The American Medical Association issued a statement Friday reporting the negative consequences of large health insurance mergers and calling on federal and state regulators to more closely examine recently proposed mergers.

This week, Anthem announced an agreement to buy Cigna for $54.2 billion and Aetna announced earlier this month it plans to acquire Humana for $37 billion.

"The lack of a competitive health insurance market allows the few remaining companies to exploit their market power, dictate premium increases and pursue corporate policies that are contrary to patient interests," Steven J. Stack, MD, president of the AMA, said in the statement. "Health insurers have been unable to demonstrate that mergers create efficiency and lower health insurance premiums."

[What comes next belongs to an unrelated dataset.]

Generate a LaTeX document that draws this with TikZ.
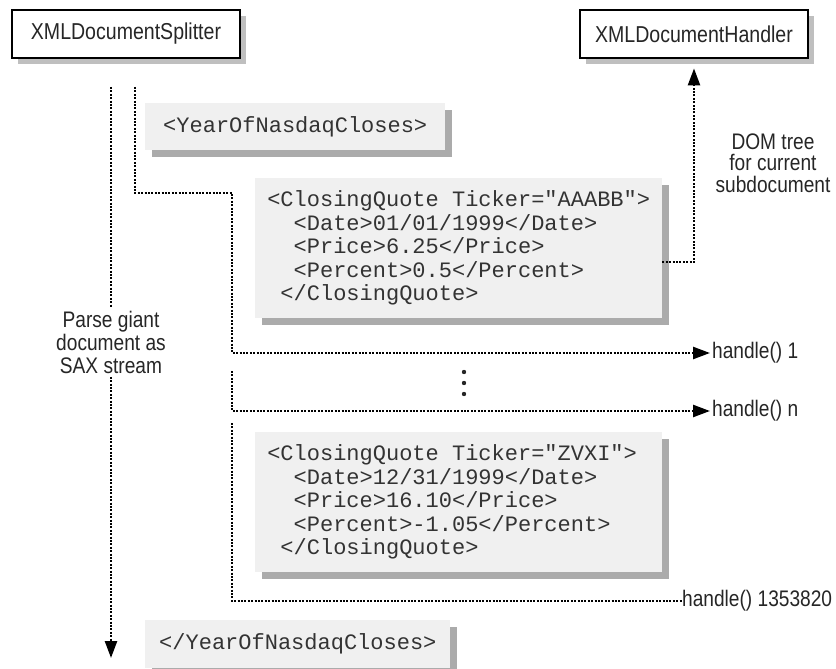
\documentclass[tikz,border=0pt]{standalone}
\usepackage{fontspec}
\setmonofont{Liberation Mono}
\newfontfamily\labelfont{Liberation Sans}[FakeStretch=0.85]
\usetikzlibrary{arrows.meta,shadows,positioning}

\begin{document}
\begin{tikzpicture}[x=1pt, y=-1pt,
    every node/.style={font=\labelfont\fontsize{22.5}{23}\selectfont, text=black!85},
    classbox/.style={draw, line width=2.8pt, fill=white, minimum width=228pt, minimum height=48pt, inner sep=0pt,
        font=\labelfont\fontsize{23}{24}\selectfont,
        drop shadow={shadow xshift=6pt, shadow yshift=-6pt, fill=black!25, opacity=1}},
    codebox/.style={fill=black!6, anchor=north west, inner ysep=0pt, align=left,
        font=\ttfamily\fontsize{22}{23.5}\selectfont, text=black!80,
        drop shadow={shadow xshift=7pt, shadow yshift=-7pt, fill=black!33, opacity=1}},
    flow/.style={line width=2.4pt, dash pattern=on 2pt off 1.4pt},
    flowtip/.style={-{Triangle[length=17pt, width=12pt]}},
  ]
        \useasboundingbox (0,0) rectangle (836,669);

        % Classes
        \node[classbox] (splitter) at (126,34) {XMLDocumentSplitter};
        \node[classbox] (handler) at (694,34) {XMLDocumentHandler};

        % XML pieces
        \node[codebox, inner xsep=18pt, minimum height=47pt] (yearopen) at (145,103) {<YearOfNasdaqCloses>};
        \node[codebox, minimum width=407pt, minimum height=140pt, inner xsep=10pt] (quote1) at (255,178)
            {<ClosingQuote Ticker="AAABB">\\
             \phantom{xx}<Date>01/01/1999</Date>\\
             \phantom{xx}<Price>6.25</Price>\\
             \phantom{xx}<Percent>0.5</Percent>\\
             \phantom{x}</ClosingQuote>};
        \node[codebox, minimum width=407pt, minimum height=140pt, inner xsep=10pt] (quote2) at (255,432)
            {<ClosingQuote Ticker="ZVXI">\phantom{x}\\
             \phantom{xx}<Date>12/31/1999</Date>\\
             \phantom{xx}<Price>16.10</Price>\\
             \phantom{xx}<Percent>-1.05</Percent>\\
             \phantom{x}</ClosingQuote>};
        \node[codebox, inner xsep=14pt, minimum height=48pt] (yearclose) at (145,620) {</YearOfNasdaqCloses>};

        % Labels
        \node[align=center] (parse) at (111,342) {Parse giant\\document as\\SAX stream};
        \node[align=center, font=\labelfont\fontsize{22.5}{21.5}\selectfont] (dom) at (773,163) {DOM tree\\for current\\subdocument};
        \node[anchor=west, inner sep=2pt] (h1) at (710,353) {handle() 1};
        \node[anchor=west, inner sep=2pt] (hn) at (710,411) {handle() n};
        \node[anchor=west, inner sep=0pt] (hlast) at (682,601) {handle() 1353820};

        % Bends
        \coordinate (a0) at (111,87);
        \coordinate (a1) at (111,658);
        \coordinate (b0) at (135,87);
        \coordinate (b1) at (135,193);
        \coordinate (b2) at (232,193);
        \coordinate (b3) at (232,353);
        \coordinate (c0) at (232,371);
        \coordinate (c1) at (232,411);
        \coordinate (e0) at (232,423);
        \coordinate (e1) at (232,601);
        \coordinate (d0) at (quote1.east |- 0,262);
        \coordinate (d1) at (handler.south |- 0,262);

        % SAX stream
        \draw[flow] (a0) -- (parse.north);
        \draw[flow, flowtip] (parse.south) -- (a1);

        % Subdocument events
        \draw[flow, flowtip] (b0) -- (b1) -- (b2) -- (b3) -- (h1.west);
        \draw[flow, flowtip] (c0) -- (c1) -- (hn.west);
        \draw[flow] (e0) -- (e1) -- (hlast.west);
        \foreach \y in {372,383,394} \fill[black!85] (464,\y) circle (2.2pt);

        % DOM tree
        \draw[flow, flowtip, shorten >=9pt] (d0) -- (d1) -- (handler.south);
    \end{tikzpicture}
\end{document}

The statement cites an AMA study of the 2008 merger between UnitedHealth Group and Sierra Health Services that shows premiums jumped 14 percent after the merger. The AMA also points to an analysis that shows the Anthem-Cigna merger would be anticompetitive in the commercial, combined markets — which include HMO, PPO and POS plans — in nine out of 14 states, based on federal regulations.

"To give commercial health insurers virtually unlimited power to exert control over an issue as significant and sensitive as patient healthcare is bad for patients and not good for the nation's healthcare system. The U.S. Department of Justice has recognized that patient interests can be harmed when a big insurer has a stranglehold on a local market," the statement reads.